◆ **Goal**
Include the line with "function pairs(xs, ys)" and every line before it in the entries below, echoed exactly, but not the pictures.

◆ **Supplied records**

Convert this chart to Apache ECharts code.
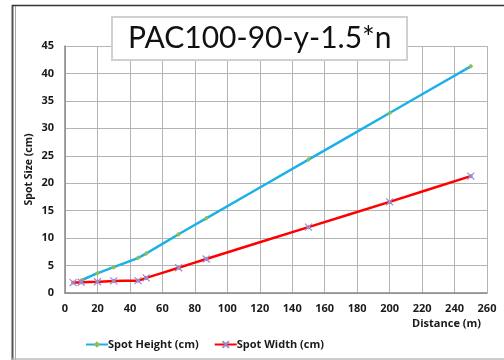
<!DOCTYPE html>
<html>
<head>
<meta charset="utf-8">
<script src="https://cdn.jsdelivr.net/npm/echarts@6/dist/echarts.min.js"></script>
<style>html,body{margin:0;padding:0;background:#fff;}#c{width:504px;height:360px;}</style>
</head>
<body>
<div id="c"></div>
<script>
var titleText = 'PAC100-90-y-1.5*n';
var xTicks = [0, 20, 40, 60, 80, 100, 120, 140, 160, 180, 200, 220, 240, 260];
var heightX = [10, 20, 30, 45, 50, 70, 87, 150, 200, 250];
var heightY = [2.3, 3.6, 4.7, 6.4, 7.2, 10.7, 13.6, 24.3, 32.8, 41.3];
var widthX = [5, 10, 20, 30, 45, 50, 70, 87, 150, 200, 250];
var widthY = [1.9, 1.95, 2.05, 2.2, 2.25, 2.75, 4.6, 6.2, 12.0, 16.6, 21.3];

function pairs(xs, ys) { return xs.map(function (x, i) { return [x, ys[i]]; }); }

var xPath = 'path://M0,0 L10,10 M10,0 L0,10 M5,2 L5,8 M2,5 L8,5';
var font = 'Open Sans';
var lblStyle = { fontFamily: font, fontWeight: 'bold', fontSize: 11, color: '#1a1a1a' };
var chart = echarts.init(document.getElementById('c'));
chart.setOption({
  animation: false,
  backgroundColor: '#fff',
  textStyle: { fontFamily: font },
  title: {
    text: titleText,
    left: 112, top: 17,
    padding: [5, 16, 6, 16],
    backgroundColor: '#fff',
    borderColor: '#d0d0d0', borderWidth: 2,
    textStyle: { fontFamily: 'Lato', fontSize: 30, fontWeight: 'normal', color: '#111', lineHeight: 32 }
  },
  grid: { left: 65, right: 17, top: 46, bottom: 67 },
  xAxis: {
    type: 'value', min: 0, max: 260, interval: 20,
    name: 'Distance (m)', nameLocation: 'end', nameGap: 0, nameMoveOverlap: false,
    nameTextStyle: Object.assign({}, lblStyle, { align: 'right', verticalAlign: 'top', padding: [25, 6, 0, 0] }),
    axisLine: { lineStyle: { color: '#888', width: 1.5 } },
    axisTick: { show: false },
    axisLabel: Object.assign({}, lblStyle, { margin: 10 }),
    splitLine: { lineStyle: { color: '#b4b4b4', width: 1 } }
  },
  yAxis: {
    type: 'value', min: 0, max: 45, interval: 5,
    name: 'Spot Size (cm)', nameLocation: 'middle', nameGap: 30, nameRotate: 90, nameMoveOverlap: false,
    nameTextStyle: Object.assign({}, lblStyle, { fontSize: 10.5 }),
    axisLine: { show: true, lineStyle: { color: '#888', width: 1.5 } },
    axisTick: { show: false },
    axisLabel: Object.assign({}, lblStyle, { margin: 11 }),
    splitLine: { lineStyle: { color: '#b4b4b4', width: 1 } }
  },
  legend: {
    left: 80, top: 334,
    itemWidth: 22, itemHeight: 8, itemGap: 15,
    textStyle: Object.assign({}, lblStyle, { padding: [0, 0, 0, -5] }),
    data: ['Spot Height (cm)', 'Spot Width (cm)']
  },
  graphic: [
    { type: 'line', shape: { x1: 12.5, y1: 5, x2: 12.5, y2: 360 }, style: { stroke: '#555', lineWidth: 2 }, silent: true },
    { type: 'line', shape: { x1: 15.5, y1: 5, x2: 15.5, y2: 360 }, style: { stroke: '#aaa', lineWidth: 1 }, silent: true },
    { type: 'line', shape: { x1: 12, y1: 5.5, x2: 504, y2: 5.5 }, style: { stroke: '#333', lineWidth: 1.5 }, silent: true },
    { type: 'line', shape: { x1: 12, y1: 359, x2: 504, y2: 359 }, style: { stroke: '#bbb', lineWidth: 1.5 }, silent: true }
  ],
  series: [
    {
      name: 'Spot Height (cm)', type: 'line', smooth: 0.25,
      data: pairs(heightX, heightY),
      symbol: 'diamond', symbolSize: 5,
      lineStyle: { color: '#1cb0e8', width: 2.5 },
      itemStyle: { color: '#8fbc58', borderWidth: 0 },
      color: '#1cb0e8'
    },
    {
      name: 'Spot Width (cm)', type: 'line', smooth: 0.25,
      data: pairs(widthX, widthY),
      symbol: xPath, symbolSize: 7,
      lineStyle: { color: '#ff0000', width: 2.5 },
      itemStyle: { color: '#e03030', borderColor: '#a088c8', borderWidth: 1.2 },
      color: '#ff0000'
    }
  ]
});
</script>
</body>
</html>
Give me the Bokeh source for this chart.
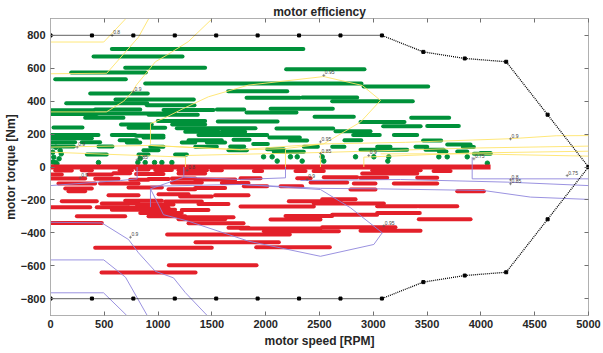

◆ **Result for this task**
Convert this chart to Apache ECharts code.
<!DOCTYPE html>
<html>
<head>
<meta charset="utf-8">
<script src="https://cdn.jsdelivr.net/npm/echarts@6/dist/echarts.min.js"></script>
<style>html,body{margin:0;padding:0;background:#fff;}#c{width:504px;height:360px;}</style>
</head>
<body>
<div id="c"></div>
<script>
var titleText = 'PAC100-90-y-1.5*n';
var xTicks = [0, 20, 40, 60, 80, 100, 120, 140, 160, 180, 200, 220, 240, 260];
var heightX = [10, 20, 30, 45, 50, 70, 87, 150, 200, 250];
var heightY = [2.3, 3.6, 4.7, 6.4, 7.2, 10.7, 13.6, 24.3, 32.8, 41.3];
var widthX = [5, 10, 20, 30, 45, 50, 70, 87, 150, 200, 250];
var widthY = [1.9, 1.95, 2.05, 2.2, 2.25, 2.75, 4.6, 6.2, 12.0, 16.6, 21.3];

function pairs(xs, ys) { return xs.map(function (x, i) { return [x, ys[i]]; }); }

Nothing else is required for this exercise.